For if we lose our sense of outrage over the problems in our world, we could sink into resignation and inaction.

Our world pain must be properly channeled.

In a 2015 essay for The Guardian, Oliver Burkeman wrote,

[W]eltschmerz springs precisely from seeing that things could and should be better. The capacity to be disappointed is a good thing. There’s a parallel here with physical pain: though it’s unpleasant, the inability to feel it is an extremely dangerous disorder. World pain is bad – but numbness to world pain would be worse.”

So how do we do this? How do we take anger and outrage and sadness and disappointment over the unsatisfactory, off-kilter state of the world and turn it into action, not ennui?

I have a few mindful ideas…

The Rx for Weltschmerz

1. Take a break from the news

Violence and terror and evil make the news because they are rare occurrences — which then makes these acts seem more common than they really are. It’s important to be informed about the world, but it’s also okay to say, “Not now.” It doesn’t do anyone any good if your anger at the state of the world turns into hatred and rage. Take a deep breath. Nurture your soul. Resource yourself. The world will still be there when you’re ready, and it will need your wise discernment.

2. Feel your feels

If you’re angry about the world, feel your anger. If you’re in pain, sit with your pain. Don’t deny or cover up your feelings. Carl Jung said, “What you resist, persists.” When we resist the anger, it can become blinded rage; when we ignore the pain it can become hurt, inflicted on ourselves or others.
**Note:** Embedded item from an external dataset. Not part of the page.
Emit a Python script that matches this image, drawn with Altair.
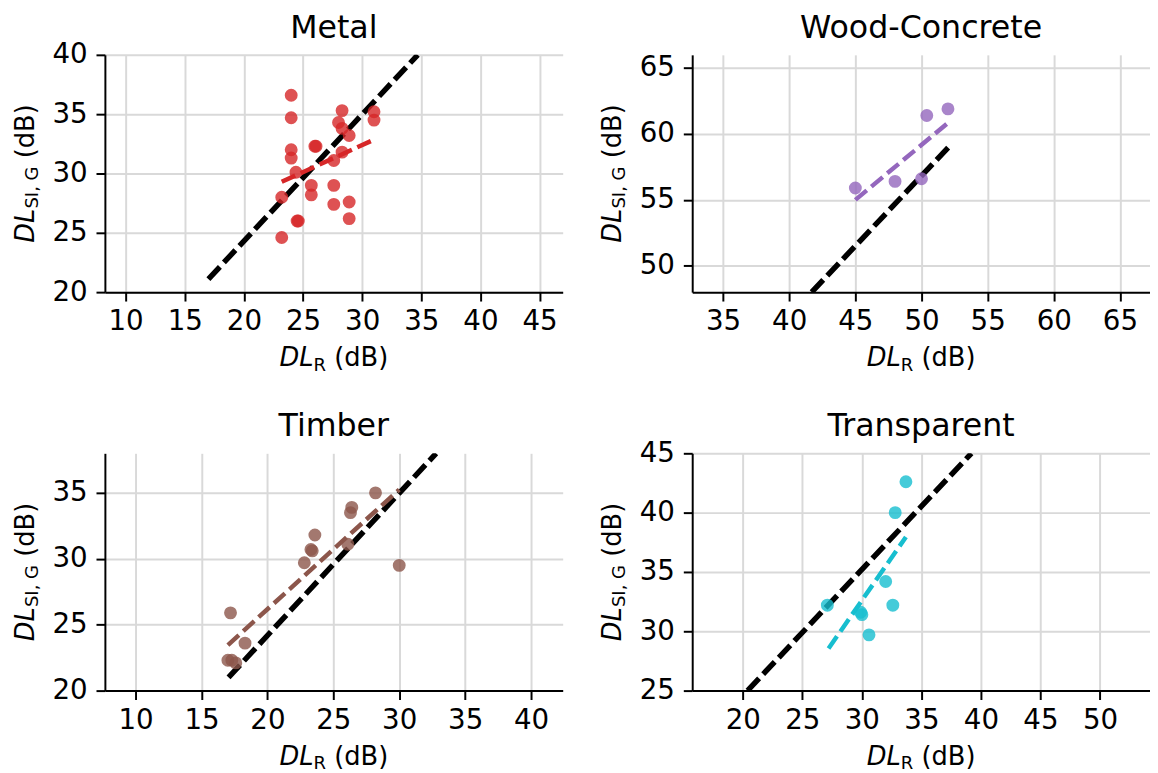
import altair as alt
import pandas as pd

FONT = "DejaVu Sans"

# ---------------- data ----------------
titles = ["Metal", "Wood-Concrete", "Timber", "Transparent"]
colors = ["#d62728", "#9467bd", "#8c564b", "#17becf"]

metal_x = [24.0, 24.0, 24.0, 24.0, 24.4, 23.2, 23.2, 24.5, 24.6, 26.0, 26.1, 25.7, 25.7,
           27.6, 27.6, 27.6, 28.3, 28.0, 28.3, 28.9, 28.3, 28.9, 28.9, 31.0, 31.0]
metal_y = [36.6, 34.7, 32.0, 31.3, 30.1, 28.0, 24.6, 26.0, 26.0, 32.3, 32.3, 29.0, 28.2,
           31.1, 29.0, 27.4, 35.3, 34.3, 33.8, 33.2, 31.8, 27.6, 26.2, 35.2, 34.5]

wood_x = [45.0, 48.0, 50.0, 50.4, 52.0]
wood_y = [55.9, 56.4, 56.6, 61.4, 61.9]

timber_x = [17.2, 18.3, 17.0, 17.3, 17.6, 22.8, 23.3, 23.4, 23.6, 26.1, 26.3, 26.4, 28.2, 30.0]
timber_y = [25.9, 23.6, 22.3, 22.3, 22.1, 29.7, 30.7, 30.6, 31.8, 31.1, 33.5, 33.9, 35.0, 29.5]

transp_x = [33.7, 32.8, 32.0, 32.6, 27.1, 29.9, 30.0, 30.6]
transp_y = [42.6, 40.0, 34.2, 32.2, 32.2, 31.6, 31.4, 29.7]

# coloured dashed fit lines (start, end)
fit_x = [[23.2, 31.0], [45.0, 51.9], [17.0, 30.0], [27.2, 33.7]]
fit_y = [[29.3, 32.85], [55.0, 60.75], [23.45, 35.25], [28.55, 37.95]]

# black dashed lines (start, end)
ref_x = [[17.0, 34.7], [41.7, 52.05], [17.05, 32.8], [20.4, 39.2]]
ref_y = [[21.1, 40.0], [48.0, 59.0], [21.0, 38.0], [25.0, 45.0]]

x_domains = [[8.25, 46.95], [32.67, 67.27], [7.67, 42.4], [15.75, 54.2]]
y_domains = [[20, 40], [48, 66], [20, 38], [25, 45]]
x_ticks = [[10, 15, 20, 25, 30, 35, 40, 45], [35, 40, 45, 50, 55, 60, 65],
           [10, 15, 20, 25, 30, 35, 40], [20, 25, 30, 35, 40, 45, 50]]
y_ticks = [[20, 25, 30, 35, 40], [50, 55, 60, 65], [20, 25, 30, 35], [25, 30, 35, 40, 45]]

xlabel_parts = ["DL", "R", "(dB)"]
ylabel_parts = ["DL", "SI, G", "(dB)"]

W, H = 463, 240
FS = 26      # axis title size
TFS = 28     # tick label size
SUB = 18.2


def text_layer(txt, x, y, size, dx=0, dy=0, angle=None, italic=False, align="left"):
    df = pd.DataFrame({"label": [txt]})
    kw = dict(fontSize=size, font=FONT, align=align, baseline="alphabetic",
              dx=dx, dy=dy, color="black")
    if angle is not None:
        kw["angle"] = angle
    if italic:
        kw["fontStyle"] = "italic"
    return alt.Chart(df).mark_text(**kw).encode(x=alt.value(x), y=alt.value(y), text="label:N")


def panel(i, xs, ys):
    color = colors[i]
    xs_ = alt.Scale(domain=x_domains[i], nice=False, zero=False)
    ys_ = alt.Scale(domain=y_domains[i], nice=False, zero=False)
    X = alt.X("x:Q", scale=xs_, axis=alt.Axis(values=x_ticks[i], title=None, format="d"))
    Y = alt.Y("y:Q", scale=ys_, axis=alt.Axis(values=y_ticks[i], title=None, format="d"))

    ref = alt.Chart(pd.DataFrame({"x": ref_x[i], "y": ref_y[i]})).mark_line(
        color="black", strokeWidth=5.5, strokeDash=[17, 6], clip=True).encode(x=X, y=Y)
    fit = alt.Chart(pd.DataFrame({"x": fit_x[i], "y": fit_y[i]})).mark_line(
        color=color, strokeWidth=4.5, strokeDash=[15, 6], clip=True).encode(x=X, y=Y)
    pts = alt.Chart(pd.DataFrame({"x": xs, "y": ys})).mark_circle(
        size=170, opacity=0.8, color=color).encode(x=X, y=Y)

    layers = [ref, fit, pts]
    # panel title
    layers.append(text_layer(titles[i], W / 2, -17, 32, align="center"))
    # x title
    xb = H + 75
    layers.append(text_layer(xlabel_parts[0], W / 2, xb, FS, dx=-55, italic=True))
    layers.append(text_layer(xlabel_parts[1], W / 2, xb, SUB, dx=-20.5, dy=4.5))
    layers.append(text_layer(xlabel_parts[2], W / 2, xb, FS, dx=0.4))
    # y title (rotated)
    yx = -72
    layers.append(text_layer(ylabel_parts[0], yx, H / 2, FS, dx=-70, angle=270, italic=True))
    layers.append(text_layer(ylabel_parts[1], yx, H / 2, SUB, dx=-35.5, dy=4.5, angle=270))
    layers.append(text_layer(ylabel_parts[2], yx, H / 2, FS, dx=15.4, angle=270))

    return alt.layer(*layers).properties(width=W, height=H)


p1 = panel(0, metal_x, metal_y)
p2 = panel(1, wood_x, wood_y)
p3 = panel(2, timber_x, timber_y)
p4 = panel(3, transp_x, transp_y)

chart = alt.concat(
    p1, p2, p3, p4, columns=2,
    spacing={"row": 163, "column": 131}, bounds="flush",
).properties(
    padding={"left": 5, "top": 0, "right": 0, "bottom": 0}
).configure_view(stroke=None).configure_axis(
    domainColor="black", domainWidth=2, tickColor="black", tickWidth=2, tickSize=9,
    labelFontSize=TFS, labelFont=FONT, labelColor="black",
    gridColor="#d9d9d9", gridWidth=2, labelPadding=7,
).configure_axisY(labelPadding=9)

chart.save("out.html", embed_options={"renderer": "svg", "actions": False})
When we hold space for our anger, or become curious about our pain, we can learn what they are trying to tell us, and what actions they are prompting us to take to make things better.

3. Practice gratitude

Gratitude is hardest when it is most needed. But it is one of the simplest practices there is to support your mental well-being. And right now it is really needed. Yes, there’s a lot of bad stuff in the world, but there is also SO. MUCH. GOOD.

4. Take action

In a post I wrote right after the 2016 election, I implored people to get to work on the things that need fixing in the world. But I cautioned that we need to focus on gardens, not farms:

You can handle a garden. Don’t buy a farm and start working on ALL THE THINGS that need working on right now. You don’t have the time or the energy for that.

You have a few tools, and a small piece of the earth.

Dig in. Plant the seeds you are passionate about and know something about….

Tending our garden is not a retreat from the world; it’s not a collapse back into our bubble. It is the first step toward transformation. Because, in my admittedly limited knowledge of actual gardening, I do know that we start with something that looks small and messy and dark, and it usually blooms into something beautiful and nourishing and abundant.

So pick your passion, and tend your garden.”

Yes, life is hard, and the world can disappoint us.

But let’s appreciate our world pain for what it is: a powerful signal from the body politic that we can be better.

So let’s be better. Let’s do better. It’s the only way we’ll heal.